Despite studying under German occupation, he received the Dutch-equivalent of a bachelor’s degree in 1941 and the equivalent of a master’s degree in 1943, mere weeks before the Nazis closed the University of Utrecht. After graduating, Dr. Bloembergen spent the next two years hiding from the Nazis, including during the “hunger winter” of 1944, when food was scarce and many died of malnutrition.
“I remember eating bitter tulip bulbs to fill my stomach. They were hard and indigestible despite of hours of boiling,” he wrote in his book, “Encounters in Magnetic Resonances: Selected Papers of Nicolaas Bloembergen.” “I read through the book ‘Quantum Theorie des Elektrons und der Strahlung,’ by H. A. Kramers, by the light of a storm lantern.”

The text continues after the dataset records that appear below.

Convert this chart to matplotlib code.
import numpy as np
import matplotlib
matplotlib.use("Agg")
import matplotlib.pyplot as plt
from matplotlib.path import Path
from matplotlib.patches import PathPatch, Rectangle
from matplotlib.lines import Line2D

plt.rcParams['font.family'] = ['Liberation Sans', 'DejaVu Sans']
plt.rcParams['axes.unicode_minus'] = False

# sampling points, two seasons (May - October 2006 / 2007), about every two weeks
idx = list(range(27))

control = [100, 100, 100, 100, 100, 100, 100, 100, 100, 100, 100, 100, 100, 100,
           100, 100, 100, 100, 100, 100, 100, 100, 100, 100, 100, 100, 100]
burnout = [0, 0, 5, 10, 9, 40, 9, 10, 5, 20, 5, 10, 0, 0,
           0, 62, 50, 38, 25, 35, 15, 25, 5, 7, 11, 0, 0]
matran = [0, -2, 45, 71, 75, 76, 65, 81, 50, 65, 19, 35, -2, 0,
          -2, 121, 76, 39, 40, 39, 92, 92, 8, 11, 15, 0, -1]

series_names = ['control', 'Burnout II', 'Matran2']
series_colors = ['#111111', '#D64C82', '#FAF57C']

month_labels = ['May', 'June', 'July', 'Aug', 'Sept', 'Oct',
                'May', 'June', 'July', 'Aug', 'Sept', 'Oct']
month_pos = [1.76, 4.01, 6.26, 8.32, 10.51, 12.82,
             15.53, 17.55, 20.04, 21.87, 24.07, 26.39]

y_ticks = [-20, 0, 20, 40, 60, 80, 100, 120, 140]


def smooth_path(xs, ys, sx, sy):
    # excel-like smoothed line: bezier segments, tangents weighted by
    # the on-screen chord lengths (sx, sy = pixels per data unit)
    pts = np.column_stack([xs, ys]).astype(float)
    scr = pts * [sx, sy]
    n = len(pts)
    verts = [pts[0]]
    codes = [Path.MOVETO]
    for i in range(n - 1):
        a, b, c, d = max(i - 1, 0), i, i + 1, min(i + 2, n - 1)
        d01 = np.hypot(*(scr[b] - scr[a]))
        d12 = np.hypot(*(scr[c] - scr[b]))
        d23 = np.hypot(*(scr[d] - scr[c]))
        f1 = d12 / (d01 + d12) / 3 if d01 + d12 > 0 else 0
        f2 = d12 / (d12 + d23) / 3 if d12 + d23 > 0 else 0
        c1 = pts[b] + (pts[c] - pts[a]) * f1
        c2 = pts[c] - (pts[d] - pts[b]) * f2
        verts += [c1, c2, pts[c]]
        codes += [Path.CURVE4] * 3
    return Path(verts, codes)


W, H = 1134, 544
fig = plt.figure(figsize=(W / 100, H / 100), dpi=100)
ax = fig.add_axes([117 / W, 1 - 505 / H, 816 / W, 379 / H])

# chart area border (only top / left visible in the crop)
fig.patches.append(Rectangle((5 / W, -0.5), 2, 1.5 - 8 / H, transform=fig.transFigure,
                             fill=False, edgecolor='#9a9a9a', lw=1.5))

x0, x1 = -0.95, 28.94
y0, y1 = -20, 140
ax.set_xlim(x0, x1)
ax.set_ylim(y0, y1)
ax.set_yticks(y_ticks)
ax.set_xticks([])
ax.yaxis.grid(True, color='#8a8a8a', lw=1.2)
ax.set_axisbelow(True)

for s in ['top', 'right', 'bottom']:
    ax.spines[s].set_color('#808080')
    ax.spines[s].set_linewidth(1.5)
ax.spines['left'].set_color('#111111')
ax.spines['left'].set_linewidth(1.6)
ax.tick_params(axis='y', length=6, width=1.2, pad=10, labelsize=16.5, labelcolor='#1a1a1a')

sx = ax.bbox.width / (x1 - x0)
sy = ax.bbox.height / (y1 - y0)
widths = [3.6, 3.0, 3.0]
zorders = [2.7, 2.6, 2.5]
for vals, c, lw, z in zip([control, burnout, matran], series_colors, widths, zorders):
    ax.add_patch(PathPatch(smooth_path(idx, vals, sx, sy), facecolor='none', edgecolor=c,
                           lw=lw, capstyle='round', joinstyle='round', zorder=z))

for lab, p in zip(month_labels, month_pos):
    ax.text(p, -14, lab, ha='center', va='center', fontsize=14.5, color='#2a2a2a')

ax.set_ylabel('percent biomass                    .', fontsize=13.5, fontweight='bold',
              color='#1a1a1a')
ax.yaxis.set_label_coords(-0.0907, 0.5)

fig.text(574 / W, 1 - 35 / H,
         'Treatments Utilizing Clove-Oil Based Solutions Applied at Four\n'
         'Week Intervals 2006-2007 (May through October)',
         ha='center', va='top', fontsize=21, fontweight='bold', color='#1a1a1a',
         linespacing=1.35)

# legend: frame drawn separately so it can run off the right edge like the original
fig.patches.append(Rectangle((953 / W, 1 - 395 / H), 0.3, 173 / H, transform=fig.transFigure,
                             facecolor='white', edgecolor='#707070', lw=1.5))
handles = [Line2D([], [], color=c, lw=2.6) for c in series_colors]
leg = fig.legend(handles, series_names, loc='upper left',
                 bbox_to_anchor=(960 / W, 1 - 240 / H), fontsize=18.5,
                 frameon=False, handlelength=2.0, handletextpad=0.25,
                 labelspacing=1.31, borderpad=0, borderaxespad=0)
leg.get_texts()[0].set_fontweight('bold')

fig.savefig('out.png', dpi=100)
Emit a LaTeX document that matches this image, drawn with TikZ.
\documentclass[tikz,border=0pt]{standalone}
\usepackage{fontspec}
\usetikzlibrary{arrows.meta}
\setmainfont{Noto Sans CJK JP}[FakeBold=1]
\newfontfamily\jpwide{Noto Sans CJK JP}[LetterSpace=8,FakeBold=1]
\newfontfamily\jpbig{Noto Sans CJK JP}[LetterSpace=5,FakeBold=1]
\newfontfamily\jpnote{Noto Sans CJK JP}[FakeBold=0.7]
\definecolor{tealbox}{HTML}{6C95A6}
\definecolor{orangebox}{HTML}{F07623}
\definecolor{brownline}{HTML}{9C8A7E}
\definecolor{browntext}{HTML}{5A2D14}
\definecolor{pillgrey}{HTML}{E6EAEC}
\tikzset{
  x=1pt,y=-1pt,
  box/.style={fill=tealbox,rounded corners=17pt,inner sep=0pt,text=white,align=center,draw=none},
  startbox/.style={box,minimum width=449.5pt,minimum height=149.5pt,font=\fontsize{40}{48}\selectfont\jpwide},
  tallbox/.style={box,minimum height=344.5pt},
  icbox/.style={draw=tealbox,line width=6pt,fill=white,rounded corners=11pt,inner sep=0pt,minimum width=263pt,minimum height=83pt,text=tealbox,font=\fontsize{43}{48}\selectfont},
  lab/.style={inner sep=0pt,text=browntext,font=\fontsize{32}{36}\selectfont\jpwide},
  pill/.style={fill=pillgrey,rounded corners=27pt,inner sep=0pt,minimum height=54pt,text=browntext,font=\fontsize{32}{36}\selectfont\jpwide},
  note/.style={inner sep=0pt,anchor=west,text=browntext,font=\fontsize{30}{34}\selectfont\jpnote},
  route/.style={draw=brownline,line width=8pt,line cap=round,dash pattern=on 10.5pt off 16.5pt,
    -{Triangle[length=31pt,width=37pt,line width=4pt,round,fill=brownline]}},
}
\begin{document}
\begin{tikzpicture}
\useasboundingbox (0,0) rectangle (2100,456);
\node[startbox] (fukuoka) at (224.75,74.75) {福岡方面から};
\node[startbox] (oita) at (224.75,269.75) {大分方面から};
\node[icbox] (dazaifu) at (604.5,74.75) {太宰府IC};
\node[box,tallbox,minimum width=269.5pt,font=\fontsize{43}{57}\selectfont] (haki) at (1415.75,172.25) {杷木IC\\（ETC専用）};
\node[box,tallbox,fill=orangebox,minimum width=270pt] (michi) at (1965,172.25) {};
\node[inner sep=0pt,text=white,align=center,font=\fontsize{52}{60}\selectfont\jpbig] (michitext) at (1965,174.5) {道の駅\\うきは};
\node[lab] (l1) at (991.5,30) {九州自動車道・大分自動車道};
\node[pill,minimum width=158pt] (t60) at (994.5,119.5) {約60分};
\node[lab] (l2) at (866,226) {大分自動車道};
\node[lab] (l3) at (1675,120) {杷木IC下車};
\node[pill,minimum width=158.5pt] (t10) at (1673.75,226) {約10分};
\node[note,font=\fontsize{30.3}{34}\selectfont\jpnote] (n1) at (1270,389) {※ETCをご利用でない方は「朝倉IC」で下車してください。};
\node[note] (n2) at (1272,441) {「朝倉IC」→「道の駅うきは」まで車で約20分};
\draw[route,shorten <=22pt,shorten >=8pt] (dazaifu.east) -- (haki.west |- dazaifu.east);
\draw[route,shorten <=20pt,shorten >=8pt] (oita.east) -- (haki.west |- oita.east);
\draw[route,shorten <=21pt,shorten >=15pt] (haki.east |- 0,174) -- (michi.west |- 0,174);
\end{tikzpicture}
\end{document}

The Allied forces liberated Holland in 1945, and Dr. Bloembergen later left the shambles of Europe for the United States. He enrolled in Harvard and worked under Dr. Purcell on nuclear magnetic resonance. Dr. Purcell would win the Nobel Prize in Physics in 1952 for his work with NMR.
Dr. Bloembergen would go on to say that it was his good fortune to have arrived at the lab six weeks after Dr. Purcell and his colleges detected NMR in condensed matter. He had come upon a field that was ripe for discovery.
Dr. Bloembergen returned to the Netherlands to earn his doctoral degree at the University of Leiden, in 1948, and defend his thesis.
While there he met Huberta Deliana Brink, whom he called Deli. During the war she had been in a Japanese concentration camp in Indonesia, where she was born. Dr. Bloembergen returned to Harvard in 1949 and she followed shortly after. They married in Amsterdam on June 26, 1950, beginning a 67-year marriage. Both became citizens in 1958. She survives him.
In addition to his wife and his son, he is survived by two daughters, Antonia Bloembergen and Juliana Dalton, and two grandchildren.
Dr. Bloembergen became a professor at Harvard in 1951 and stayed there until his retirement in 1990. He received the National Medal of Science from President Gerald R. Ford in 1974. After retiring from Harvard, he moved to Tucson and became a professor emeritus at the University of Arizona, College of Optical Sciences, in 1991, though he would not accept a salary.
In 2010, for his 90th birthday, his friends, family and scientists he had mentored — the “Nicolettes,” as one colleague called them — gathered at the university for an optical sciences symposium followed by a tennis tournament.
“He was so well loved by colleagues and especially former students and postdocs,” Dr. Wyant said.